### SOURCE EXCERPT
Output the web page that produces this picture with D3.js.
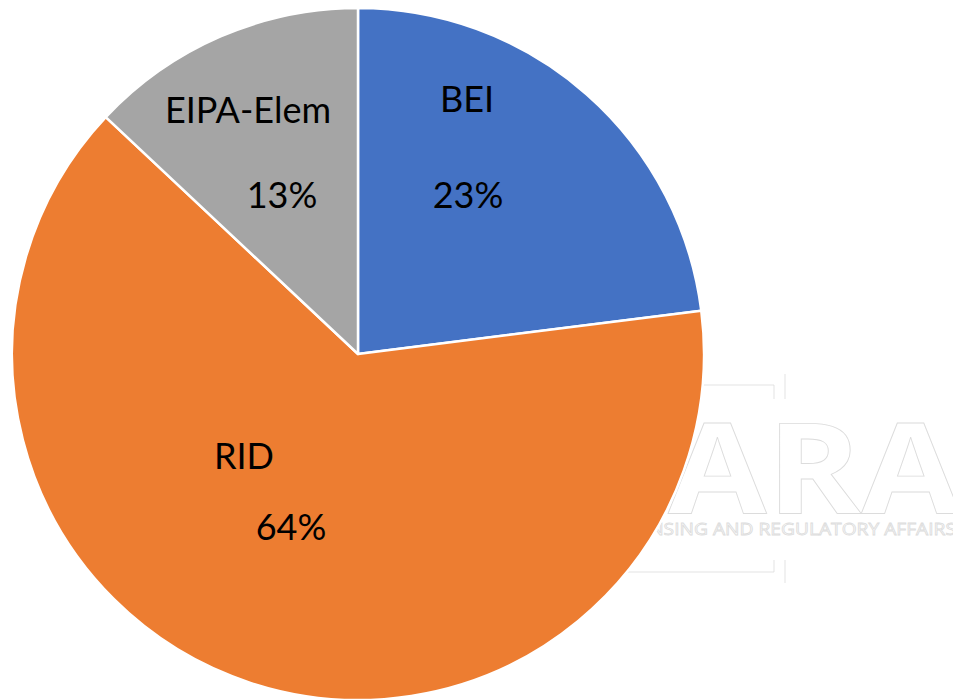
<!DOCTYPE html>
<html>
<head>
<meta charset="utf-8">
<script src="https://cdn.jsdelivr.net/npm/d3@7"></script>
<style>
  html, body { margin: 0; padding: 0; background: #fff; }
  svg { display: block; }
</style>
</head>
<body>
<svg id="chart" width="953" height="699"></svg>
<script>
// chart data
const categories = ["BEI", "RID", "EIPA-Elem"]
const shares = [23, 64, 13]
const sliceColors = ["#4472C4", "#ED7D31", "#A5A5A5"]

// where Excel put each label (name line, then percent line)
const labelLayout = [
    {name: [467, 112], pct: [468, 208]},
    {name: [244, 469], pct: [291, 540]},
    {name: [248, 123], pct: [282, 208]},
]

const width = 953, height = 699
const cx = 358, cy = 354, radius = 346

const svg = d3.select("#chart")

// faint watermark logo sitting behind the pie
const logo = svg.append("g")
    .attr("fill", "white")
    .attr("stroke", "#dcdcdc")
    .attr("stroke-width", 0.8)

logo.append("text")
    .attr("x", 668)
    .attr("y", 513)
    .attr("font-family", "'Open Sans', sans-serif")
    .attr("font-weight", 700)
    .attr("font-size", "126px")
    .attr("textLength", 292)
    .attr("lengthAdjust", "spacingAndGlyphs")
    .text("ARA")

logo.append("text")
    .attr("x", 956)
    .attr("y", 535)
    .attr("text-anchor", "end")
    .attr("font-family", "'Open Sans', sans-serif")
    .attr("font-weight", 400)
    .attr("font-size", "17px")
    .attr("textLength", 345)
    .attr("lengthAdjust", "spacingAndGlyphs")
    .text("LICENSING AND REGULATORY AFFAIRS")

logo.append("path")
    .attr("fill", "none")
    .attr("d", `M 600 385 L 774 385 L 774 399 M 785 374 L 785 399
                M 600 572 L 774 572 L 774 560 M 785 560 L 785 583`)

// pie
const pie = d3.pie().sort(null).value(d => d)
const arc = d3.arc().innerRadius(0).outerRadius(radius)

const pieGroup = svg.append("g")
    .attr("transform", `translate(${cx},${cy})`)

pieGroup.selectAll("path")
    .data(pie(shares))
    .enter()
    .append("path")
    .attr("d", arc)
    .attr("fill", (d, i) => sliceColors[i])
    .attr("stroke", "white")
    .attr("stroke-width", 2.5)
    .attr("stroke-linejoin", "round")

// labels
const labelGroup = svg.append("g")
    .attr("font-family", "Lato, 'Open Sans', sans-serif")
    .attr("font-size", "36px")
    .attr("fill", "black")
    .attr("text-anchor", "middle")

labelGroup.selectAll("text.name")
    .data(categories)
    .enter()
    .append("text")
    .attr("class", "name")
    .attr("x", (d, i) => labelLayout[i].name[0])
    .attr("y", (d, i) => labelLayout[i].name[1])
    .text(d => d)

labelGroup.selectAll("text.pct")
    .data(shares)
    .enter()
    .append("text")
    .attr("class", "pct")
    .attr("x", (d, i) => labelLayout[i].pct[0])
    .attr("y", (d, i) => labelLayout[i].pct[1])
    .text(d => `${d}%`)
</script>
</body>
</html>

### EXERCISE REQUIREMENTS
Copy out the whole listing exactly, and don't carry over any pictures.

### WRITTEN REPLY
Output the web page that produces this picture with D3.js.
<!DOCTYPE html>
<html>
<head>
<meta charset="utf-8">
<script src="https://cdn.jsdelivr.net/npm/d3@7"></script>
<style>
  html, body { margin: 0; padding: 0; background: #fff; }
  svg { display: block; }
</style>
</head>
<body>
<svg id="chart" width="953" height="699"></svg>
<script>
// chart data
const categories = ["BEI", "RID", "EIPA-Elem"]
const shares = [23, 64, 13]
const sliceColors = ["#4472C4", "#ED7D31", "#A5A5A5"]

// where Excel put each label (name line, then percent line)
const labelLayout = [
    {name: [467, 112], pct: [468, 208]},
    {name: [244, 469], pct: [291, 540]},
    {name: [248, 123], pct: [282, 208]},
]

const width = 953, height = 699
const cx = 358, cy = 354, radius = 346

const svg = d3.select("#chart")

// faint watermark logo sitting behind the pie
const logo = svg.append("g")
    .attr("fill", "white")
    .attr("stroke", "#dcdcdc")
    .attr("stroke-width", 0.8)

logo.append("text")
    .attr("x", 668)
    .attr("y", 513)
    .attr("font-family", "'Open Sans', sans-serif")
    .attr("font-weight", 700)
    .attr("font-size", "126px")
    .attr("textLength", 292)
    .attr("lengthAdjust", "spacingAndGlyphs")
    .text("ARA")

logo.append("text")
    .attr("x", 956)
    .attr("y", 535)
    .attr("text-anchor", "end")
    .attr("font-family", "'Open Sans', sans-serif")
    .attr("font-weight", 400)
    .attr("font-size", "17px")
    .attr("textLength", 345)
    .attr("lengthAdjust", "spacingAndGlyphs")
    .text("LICENSING AND REGULATORY AFFAIRS")

logo.append("path")
    .attr("fill", "none")
    .attr("d", `M 600 385 L 774 385 L 774 399 M 785 374 L 785 399
                M 600 572 L 774 572 L 774 560 M 785 560 L 785 583`)

// pie
const pie = d3.pie().sort(null).value(d => d)
const arc = d3.arc().innerRadius(0).outerRadius(radius)

const pieGroup = svg.append("g")
    .attr("transform", `translate(${cx},${cy})`)

pieGroup.selectAll("path")
    .data(pie(shares))
    .enter()
    .append("path")
    .attr("d", arc)
    .attr("fill", (d, i) => sliceColors[i])
    .attr("stroke", "white")
    .attr("stroke-width", 2.5)
    .attr("stroke-linejoin", "round")

// labels
const labelGroup = svg.append("g")
    .attr("font-family", "Lato, 'Open Sans', sans-serif")
    .attr("font-size", "36px")
    .attr("fill", "black")
    .attr("text-anchor", "middle")

labelGroup.selectAll("text.name")
    .data(categories)
    .enter()
    .append("text")
    .attr("class", "name")
    .attr("x", (d, i) => labelLayout[i].name[0])
    .attr("y", (d, i) => labelLayout[i].name[1])
    .text(d => d)

labelGroup.selectAll("text.pct")
    .data(shares)
    .enter()
    .append("text")
    .attr("class", "pct")
    .attr("x", (d, i) => labelLayout[i].pct[0])
    .attr("y", (d, i) => labelLayout[i].pct[1])
    .text(d => `${d}%`)
</script>
</body>
</html>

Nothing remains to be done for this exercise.